» **JOB**:
Return the lines below exactly, from the first line to the line that contains "(5,3) -- (770,3);". Leave out pictures.

— START OF MATERIAL PROVIDED —

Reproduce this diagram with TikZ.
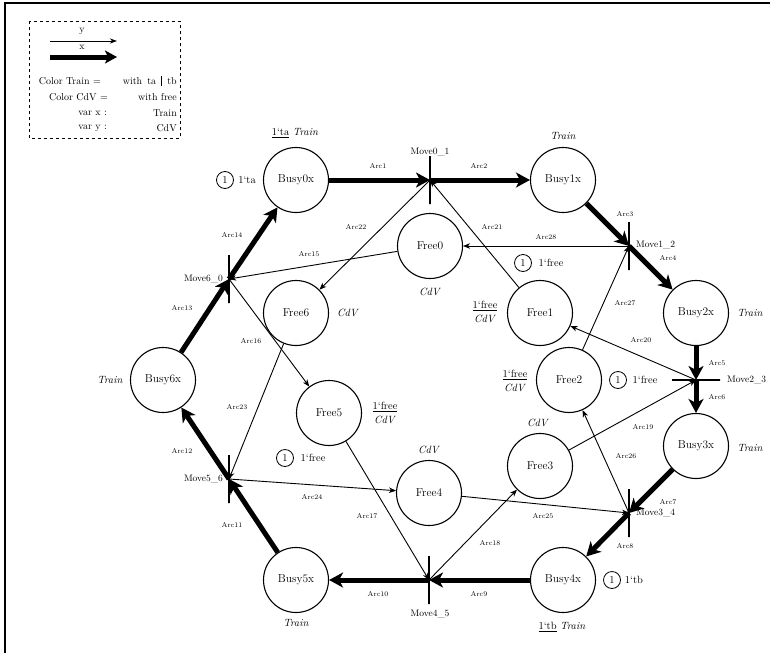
\documentclass[tikz,border=0pt]{standalone}
\usepackage{fontspec}
\usetikzlibrary{arrows.meta}

\newcommand{\plfont}{\fontsize{11.5}{13}\selectfont\addfontfeatures{LetterSpace=8}}
\newcommand{\arcfont}{\fontsize{7}{8}\selectfont\addfontfeatures{LetterSpace=22}}
\newcommand{\trfont}{\fontsize{9.5}{11}\selectfont\addfontfeatures{LetterSpace=14}}
\newcommand{\tkfont}{\fontsize{10.5}{12}\selectfont\addfontfeatures{LetterSpace=8}}
\newcommand{\lgfont}{\fontsize{10}{11}\selectfont\addfontfeatures{LetterSpace=10}}

\begin{document}
\begin{tikzpicture}[x = 1pt, y = -1pt,
    place/.style = {draw, shape = circle, line width = 1.1pt, minimum size = 65pt, inner sep = 0pt, font = \plfont},
    trans/.style = {draw, shape = rectangle, line width = 1.1pt, inner sep = 0pt, minimum width = 0pt, minimum height = 48pt},
    htrans/.style = {draw, shape = rectangle, line width = 1.1pt, inner sep = 0pt, minimum width = 48pt, minimum height = 0pt},
    xarc/.style = {line width = 5pt, -{Stealth[length = 14pt, width = 15pt, inset = 4pt]}},
    yarc/.style = {line width = 0.9pt, -{Stealth[length = 7pt, width = 5.5pt, inset = 2pt]}},
    lbl/.style = {font = \arcfont, inner sep = 0pt},
    tlbl/.style = {font = \trfont, inner sep = 0pt},
    tok/.style = {draw, shape = circle, line width = 0.8pt, inner sep = 0pt, minimum size = 17pt, font = \tkfont},
    txt/.style = {font = \tkfont, inner sep = 0pt, align = center},
    lgd/.style = {font = \lgfont, inner sep = 0pt, anchor = east}]
    \useasboundingbox (0,0) rectangle (770,653);
    \draw [line width = 1.5pt] (5,653) -- (5,3) -- (770,3);

    % legend
    \draw [dashed, line width = 0.6pt] (29,21) rectangle (180,138);
    \coordinate (ya) at (50,41);
    \coordinate (yb) at (117,41);
    \coordinate (xa) at (50,57);
    \coordinate (xb) at (117,57);
    \draw [line width = 0.9pt, -{Stealth[length = 7pt, width = 5pt, inset = 2pt]}] (ya) to (yb);
    \draw [line width = 5pt, -{Stealth[length = 12pt, width = 13pt, inset = 3pt]}] (xa) to (xb);
    \node [font = \lgfont, inner sep = 0pt] (Y) at (82,31) {y};
    \node [font = \lgfont, inner sep = 0pt] (X) at (82,47) {x};
    \node [lgd] (L1) at (101,81) {Color Train =};
    \node [lgd] (R1) at (177,81) {with\hspace{5pt}ta\hspace{5pt}\rule[-2pt]{1.2pt}{10pt}\hspace{5pt}tb};
    \node [lgd] (L2) at (108,97) {Color CdV =};
    \node [lgd] (R2) at (177,97) {with free};
    \node [lgd] (L3) at (107,113) {var x :};
    \node [lgd] (R3) at (177,113) {Train};
    \node [lgd] (L4) at (107,128) {var y :};
    \node [lgd] (R4) at (177,128) {CdV};

    % places
    \node [place] (b0) at (296,180) {Busy0x};
    \node [place] (b1) at (563,180) {Busy1x};
    \node [place] (b2) at (696,313) {Busy2x};
    \node [place] (b3) at (696,446) {Busy3x};
    \node [place] (b4) at (563,580) {Busy4x};
    \node [place] (b5) at (296,580) {Busy5x};
    \node [place] (b6) at (163,380) {Busy6x};
    \node [place] (f0) at (430,246) {Free0};
    \node [place] (f1) at (540,313) {Free1};
    \node [place] (f2) at (569,380) {Free2};
    \node [place] (f3) at (540,466) {Free3};
    \node [place] (f4) at (429,493) {Free4};
    \node [place] (f5) at (329,413) {Free5};
    \node [place] (f6) at (296,313) {Free6};

    % transitions
    \node [trans] (t01) at (430,180) {};
    \node [trans] (t12) at (629,246) {};
    \node [htrans] (t23) at (696,380) {};
    \node [trans] (t34) at (629,513) {};
    \node [trans] (t45) at (429,580) {};
    \node [trans] (t56) at (229,479) {};
    \node [trans] (t60) at (229,279) {};
    \node [tlbl] (T01) at (430,152) {Move0\_1};
    \node [tlbl, anchor = west] (T12) at (636,245) {Move1\_2};
    \node [tlbl, anchor = west] (T23) at (727,380) {Move2\_3};
    \node [tlbl, anchor = west] (T34) at (636,513) {Move3\_4};
    \node [tlbl] (T45) at (430,614) {Move4\_5};
    \node [tlbl, anchor = east] (T56) at (223,479) {Move5\_6};
    \node [tlbl, anchor = east] (T60) at (223,279) {Move6\_0};

    % train arcs
    \draw [xarc] (b0) to (t01.center);
    \draw [xarc] (t01.center) to (b1);
    \draw [xarc] (b1) to (t12.center);
    \draw [xarc] (t12.center) to (b2);
    \draw [xarc] (b2) to (t23.center);
    \draw [xarc] (t23.center) to (b3);
    \draw [xarc] (b3) to (t34.center);
    \draw [xarc] (t34.center) to (b4);
    \draw [xarc] (b4) to (t45.center);
    \draw [xarc] (t45.center) to (b5);
    \draw [xarc] (b5) to (t56.center);
    \draw [xarc] (t56.center) to (b6);
    \draw [xarc] (b6) to (t60.center);
    \draw [xarc] (t60.center) to (b0);

    % cdv arcs
    \draw [yarc] (f0) to (t60.center);
    \draw [yarc] (t60.center) to (f5);
    \draw [yarc] (f5) to (t45.center);
    \draw [yarc] (t45.center) to (f3);
    \draw [yarc] (f3) to (t23.center);
    \draw [yarc] (t23.center) to (f1);
    \draw [yarc] (f1) to (t01.center);
    \draw [yarc] (t01.center) to (f6);
    \draw [yarc] (f6) to (t56.center);
    \draw [yarc] (t56.center) to (f4);
    \draw [yarc] (f4) to (t34.center);
    \draw [yarc] (t34.center) to (f2);
    \draw [yarc] (f2) to (t12.center);
    \draw [yarc] (t12.center) to (f0);

    % arc labels
    \node [lbl] (A1) at (378,166) {Arc1};
    \node [lbl] (A2) at (479,166) {Arc2};
    \node [lbl] (A3) at (625,214) {Arc3};
    \node [lbl] (A4) at (668,258) {Arc4};
    \node [lbl] (A5) at (717,363) {Arc5};
    \node [lbl] (A6) at (717,397) {Arc6};
    \node [lbl] (A7) at (668,502) {Arc7};
    \node [lbl] (A8) at (625,546) {Arc8};
    \node [lbl] (A9) at (479,594) {Arc9};
    \node [lbl] (A10) at (378,594) {Arc10};
    \node [lbl] (A11) at (232,525) {Arc11};
    \node [lbl] (A12) at (182,451) {Arc12};
    \node [lbl] (A13) at (182,308) {Arc13};
    \node [lbl] (A14) at (232,235) {Arc14};
    \node [lbl] (A15) at (309,254) {Arc15};
    \node [lbl] (A16) at (251,341) {Arc16};
    \node [lbl] (A17) at (367,516) {Arc17};
    \node [lbl] (A18) at (490,543) {Arc18};
    \node [lbl] (A19) at (643,427) {Arc19};
    \node [lbl] (A20) at (641,340) {Arc20};
    \node [lbl] (A21) at (492,227) {Arc21};
    \node [lbl] (A22) at (356,227) {Arc22};
    \node [lbl] (A23) at (237,407) {Arc23};
    \node [lbl] (A24) at (312,497) {Arc24};
    \node [lbl] (A25) at (543,516) {Arc25};
    \node [lbl] (A26) at (626,456) {Arc26};
    \node [lbl] (A27) at (625,303) {Arc27};
    \node [lbl] (A28) at (546,237) {Arc28};

    % inscriptions and markings
    \node [txt] (B0) at (295,133) {\underline{1`ta}\ \textit{Train}};
    \node [tok] (K0) at (225,180) {1};
    \node [txt] (N0) at (247,180) {1`ta};
    \node [txt] (B1) at (563,136) {\textit{Train}};
    \node [txt] (B2) at (750,313) {\textit{Train}};
    \node [txt] (B3) at (750,448) {\textit{Train}};
    \node [txt] (B4) at (562,627) {\underline{1`tb}\ \textit{Train}};
    \node [tok] (K4) at (612,580) {1};
    \node [txt] (N4) at (634,580) {1`tb};
    \node [txt] (B5) at (296,623) {\textit{Train}};
    \node [txt] (B6) at (110,380) {\textit{Train}};
    \node [txt] (F0) at (430,292) {\textit{CdV}};
    \node [txt] (F1) at (485,312) {\underline{1`free}\\[2pt]\textit{CdV}};
    \node [tok] (K1) at (523,263) {1};
    \node [txt] (N1) at (551,263) {1`free};
    \node [txt] (F2) at (515,381) {\underline{1`free}\\[2pt]\textit{CdV}};
    \node [tok] (K2) at (618,380) {1};
    \node [txt] (N2) at (645,380) {1`free};
    \node [txt] (F3) at (538,423) {\textit{CdV}};
    \node [txt] (F4) at (429,450) {\textit{CdV}};
    \node [txt] (F5) at (385,413) {\underline{1`free}\\[2pt]\textit{CdV}};
    \node [tok] (K5) at (285,458) {1};
    \node [txt] (N5) at (313,458) {1`free};
    \node [txt] (F6) at (348,313) {\textit{CdV}};
\end{tikzpicture}
\end{document}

— END OF MATERIAL PROVIDED —

» **SOLUTION BELOW**:
Reproduce this diagram with TikZ.
\documentclass[tikz,border=0pt]{standalone}
\usepackage{fontspec}
\usetikzlibrary{arrows.meta}

\newcommand{\plfont}{\fontsize{11.5}{13}\selectfont\addfontfeatures{LetterSpace=8}}
\newcommand{\arcfont}{\fontsize{7}{8}\selectfont\addfontfeatures{LetterSpace=22}}
\newcommand{\trfont}{\fontsize{9.5}{11}\selectfont\addfontfeatures{LetterSpace=14}}
\newcommand{\tkfont}{\fontsize{10.5}{12}\selectfont\addfontfeatures{LetterSpace=8}}
\newcommand{\lgfont}{\fontsize{10}{11}\selectfont\addfontfeatures{LetterSpace=10}}

\begin{document}
\begin{tikzpicture}[x = 1pt, y = -1pt,
    place/.style = {draw, shape = circle, line width = 1.1pt, minimum size = 65pt, inner sep = 0pt, font = \plfont},
    trans/.style = {draw, shape = rectangle, line width = 1.1pt, inner sep = 0pt, minimum width = 0pt, minimum height = 48pt},
    htrans/.style = {draw, shape = rectangle, line width = 1.1pt, inner sep = 0pt, minimum width = 48pt, minimum height = 0pt},
    xarc/.style = {line width = 5pt, -{Stealth[length = 14pt, width = 15pt, inset = 4pt]}},
    yarc/.style = {line width = 0.9pt, -{Stealth[length = 7pt, width = 5.5pt, inset = 2pt]}},
    lbl/.style = {font = \arcfont, inner sep = 0pt},
    tlbl/.style = {font = \trfont, inner sep = 0pt},
    tok/.style = {draw, shape = circle, line width = 0.8pt, inner sep = 0pt, minimum size = 17pt, font = \tkfont},
    txt/.style = {font = \tkfont, inner sep = 0pt, align = center},
    lgd/.style = {font = \lgfont, inner sep = 0pt, anchor = east}]
    \useasboundingbox (0,0) rectangle (770,653);
    \draw [line width = 1.5pt] (5,653) -- (5,3) -- (770,3);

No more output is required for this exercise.